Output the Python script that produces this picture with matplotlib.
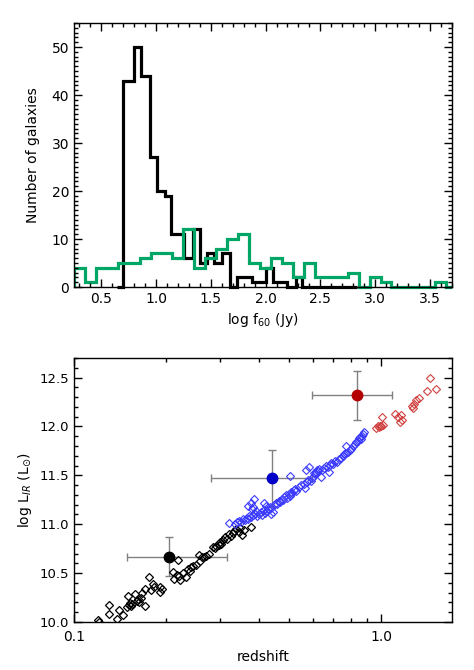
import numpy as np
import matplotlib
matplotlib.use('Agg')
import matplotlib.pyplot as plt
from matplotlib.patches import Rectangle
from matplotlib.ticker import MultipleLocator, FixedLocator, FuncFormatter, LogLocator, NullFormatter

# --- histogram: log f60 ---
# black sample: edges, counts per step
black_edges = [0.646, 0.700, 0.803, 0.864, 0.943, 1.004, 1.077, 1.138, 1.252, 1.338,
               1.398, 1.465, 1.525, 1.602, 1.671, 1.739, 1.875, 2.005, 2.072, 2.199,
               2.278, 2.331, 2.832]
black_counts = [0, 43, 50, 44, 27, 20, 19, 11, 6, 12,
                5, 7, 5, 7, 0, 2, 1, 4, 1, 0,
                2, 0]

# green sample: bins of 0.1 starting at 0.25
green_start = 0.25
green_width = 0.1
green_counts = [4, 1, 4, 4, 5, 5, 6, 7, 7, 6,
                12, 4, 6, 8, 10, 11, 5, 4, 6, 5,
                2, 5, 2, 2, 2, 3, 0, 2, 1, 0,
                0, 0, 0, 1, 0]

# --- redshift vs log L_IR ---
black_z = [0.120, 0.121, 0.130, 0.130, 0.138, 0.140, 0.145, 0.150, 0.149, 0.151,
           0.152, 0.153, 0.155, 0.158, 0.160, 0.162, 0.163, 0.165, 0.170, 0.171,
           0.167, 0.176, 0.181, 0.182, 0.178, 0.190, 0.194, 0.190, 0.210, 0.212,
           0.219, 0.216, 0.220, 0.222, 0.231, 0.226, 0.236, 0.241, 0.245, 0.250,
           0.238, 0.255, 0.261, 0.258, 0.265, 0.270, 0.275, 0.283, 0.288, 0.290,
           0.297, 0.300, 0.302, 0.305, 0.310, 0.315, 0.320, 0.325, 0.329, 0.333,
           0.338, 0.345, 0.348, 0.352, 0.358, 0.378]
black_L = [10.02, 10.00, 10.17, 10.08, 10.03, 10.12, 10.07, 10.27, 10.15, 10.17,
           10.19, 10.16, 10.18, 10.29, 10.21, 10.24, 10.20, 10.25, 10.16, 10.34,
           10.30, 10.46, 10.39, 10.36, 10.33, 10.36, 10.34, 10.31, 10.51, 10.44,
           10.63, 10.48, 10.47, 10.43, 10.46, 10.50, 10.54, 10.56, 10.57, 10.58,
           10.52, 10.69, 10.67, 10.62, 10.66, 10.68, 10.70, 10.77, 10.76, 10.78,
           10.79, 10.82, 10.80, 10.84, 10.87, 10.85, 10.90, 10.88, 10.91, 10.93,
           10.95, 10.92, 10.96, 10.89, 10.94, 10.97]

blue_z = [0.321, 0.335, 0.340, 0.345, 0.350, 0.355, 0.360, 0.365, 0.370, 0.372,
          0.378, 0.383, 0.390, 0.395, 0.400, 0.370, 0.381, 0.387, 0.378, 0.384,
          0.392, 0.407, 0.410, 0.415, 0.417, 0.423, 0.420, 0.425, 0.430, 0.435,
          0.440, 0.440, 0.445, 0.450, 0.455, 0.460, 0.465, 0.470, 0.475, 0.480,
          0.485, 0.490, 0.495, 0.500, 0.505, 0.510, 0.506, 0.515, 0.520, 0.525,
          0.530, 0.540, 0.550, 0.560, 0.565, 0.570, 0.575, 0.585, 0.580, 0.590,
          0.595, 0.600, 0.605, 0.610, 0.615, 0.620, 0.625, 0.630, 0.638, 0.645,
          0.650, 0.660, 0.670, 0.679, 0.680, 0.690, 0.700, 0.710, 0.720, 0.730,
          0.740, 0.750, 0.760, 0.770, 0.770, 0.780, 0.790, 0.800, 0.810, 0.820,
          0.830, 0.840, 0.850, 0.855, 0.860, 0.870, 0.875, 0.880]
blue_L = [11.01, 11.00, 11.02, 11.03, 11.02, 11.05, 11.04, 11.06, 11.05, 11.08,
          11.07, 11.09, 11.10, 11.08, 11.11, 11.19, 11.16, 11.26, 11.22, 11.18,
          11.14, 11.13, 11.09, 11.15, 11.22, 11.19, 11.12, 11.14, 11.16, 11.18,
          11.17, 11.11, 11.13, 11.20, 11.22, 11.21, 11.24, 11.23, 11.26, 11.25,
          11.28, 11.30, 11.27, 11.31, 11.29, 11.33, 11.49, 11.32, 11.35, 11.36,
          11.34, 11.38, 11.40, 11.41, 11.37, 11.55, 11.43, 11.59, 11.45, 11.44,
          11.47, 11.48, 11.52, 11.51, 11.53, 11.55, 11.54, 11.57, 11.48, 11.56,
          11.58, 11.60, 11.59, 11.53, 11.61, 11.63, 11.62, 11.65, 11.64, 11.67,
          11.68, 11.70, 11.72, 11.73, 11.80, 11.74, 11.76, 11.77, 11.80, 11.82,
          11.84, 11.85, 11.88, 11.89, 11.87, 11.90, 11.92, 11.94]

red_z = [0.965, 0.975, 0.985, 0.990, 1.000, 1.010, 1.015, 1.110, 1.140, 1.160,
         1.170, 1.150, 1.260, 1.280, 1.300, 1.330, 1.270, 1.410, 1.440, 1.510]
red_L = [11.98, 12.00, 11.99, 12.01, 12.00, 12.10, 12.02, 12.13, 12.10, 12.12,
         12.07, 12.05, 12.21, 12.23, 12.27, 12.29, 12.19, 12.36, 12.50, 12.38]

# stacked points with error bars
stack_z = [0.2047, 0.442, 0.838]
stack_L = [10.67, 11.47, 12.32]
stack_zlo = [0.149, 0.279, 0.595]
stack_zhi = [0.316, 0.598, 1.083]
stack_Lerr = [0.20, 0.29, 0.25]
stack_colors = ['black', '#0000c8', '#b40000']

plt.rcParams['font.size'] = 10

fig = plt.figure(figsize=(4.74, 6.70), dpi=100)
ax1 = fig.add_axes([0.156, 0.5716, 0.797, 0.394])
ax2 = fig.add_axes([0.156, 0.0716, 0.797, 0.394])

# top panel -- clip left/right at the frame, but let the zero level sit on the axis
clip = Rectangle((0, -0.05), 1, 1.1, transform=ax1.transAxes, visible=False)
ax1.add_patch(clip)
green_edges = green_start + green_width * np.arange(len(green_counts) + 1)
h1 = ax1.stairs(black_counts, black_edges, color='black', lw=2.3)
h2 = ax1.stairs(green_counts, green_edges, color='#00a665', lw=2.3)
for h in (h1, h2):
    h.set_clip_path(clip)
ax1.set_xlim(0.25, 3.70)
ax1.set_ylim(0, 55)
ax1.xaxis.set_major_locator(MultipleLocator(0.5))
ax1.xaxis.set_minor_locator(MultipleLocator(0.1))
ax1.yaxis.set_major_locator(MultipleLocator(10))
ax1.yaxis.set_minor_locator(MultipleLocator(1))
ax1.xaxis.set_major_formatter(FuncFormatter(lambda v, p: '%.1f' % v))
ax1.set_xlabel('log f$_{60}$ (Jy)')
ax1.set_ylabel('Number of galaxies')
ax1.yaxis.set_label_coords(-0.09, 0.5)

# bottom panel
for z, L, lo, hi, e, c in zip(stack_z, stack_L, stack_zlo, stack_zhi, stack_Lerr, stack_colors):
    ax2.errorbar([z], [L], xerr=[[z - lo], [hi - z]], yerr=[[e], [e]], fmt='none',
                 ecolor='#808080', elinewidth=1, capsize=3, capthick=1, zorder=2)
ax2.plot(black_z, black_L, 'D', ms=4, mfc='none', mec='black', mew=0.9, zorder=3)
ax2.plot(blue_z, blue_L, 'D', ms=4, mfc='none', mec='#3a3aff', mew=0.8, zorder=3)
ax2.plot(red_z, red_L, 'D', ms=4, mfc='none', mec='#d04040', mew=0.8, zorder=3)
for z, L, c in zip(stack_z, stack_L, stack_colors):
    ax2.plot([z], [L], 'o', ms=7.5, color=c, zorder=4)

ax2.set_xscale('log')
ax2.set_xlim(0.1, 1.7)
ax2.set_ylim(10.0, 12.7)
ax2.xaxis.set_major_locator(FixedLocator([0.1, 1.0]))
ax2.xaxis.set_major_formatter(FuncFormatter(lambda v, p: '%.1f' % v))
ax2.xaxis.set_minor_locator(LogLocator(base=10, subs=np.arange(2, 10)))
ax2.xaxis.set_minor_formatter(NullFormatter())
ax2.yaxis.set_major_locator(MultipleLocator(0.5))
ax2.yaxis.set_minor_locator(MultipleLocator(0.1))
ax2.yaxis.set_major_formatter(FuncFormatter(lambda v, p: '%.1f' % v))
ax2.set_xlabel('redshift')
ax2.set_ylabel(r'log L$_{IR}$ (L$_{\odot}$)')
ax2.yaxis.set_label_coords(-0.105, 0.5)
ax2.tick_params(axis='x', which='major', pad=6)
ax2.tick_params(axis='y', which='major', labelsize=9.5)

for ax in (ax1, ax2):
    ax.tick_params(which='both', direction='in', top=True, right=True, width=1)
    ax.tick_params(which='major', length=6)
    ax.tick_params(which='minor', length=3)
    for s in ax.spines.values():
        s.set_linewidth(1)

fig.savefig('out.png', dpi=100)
━━━━━━━━
*GIVEN REQUEST:* Skip every picture and return the lines above from the top through the one that contains "from matplotlib.ticker import".

*WRITTEN REPLY:*
Output the Python script that produces this picture with matplotlib.
import numpy as np
import matplotlib
matplotlib.use('Agg')
import matplotlib.pyplot as plt
from matplotlib.patches import Rectangle
from matplotlib.ticker import MultipleLocator, FixedLocator, FuncFormatter, LogLocator, NullFormatter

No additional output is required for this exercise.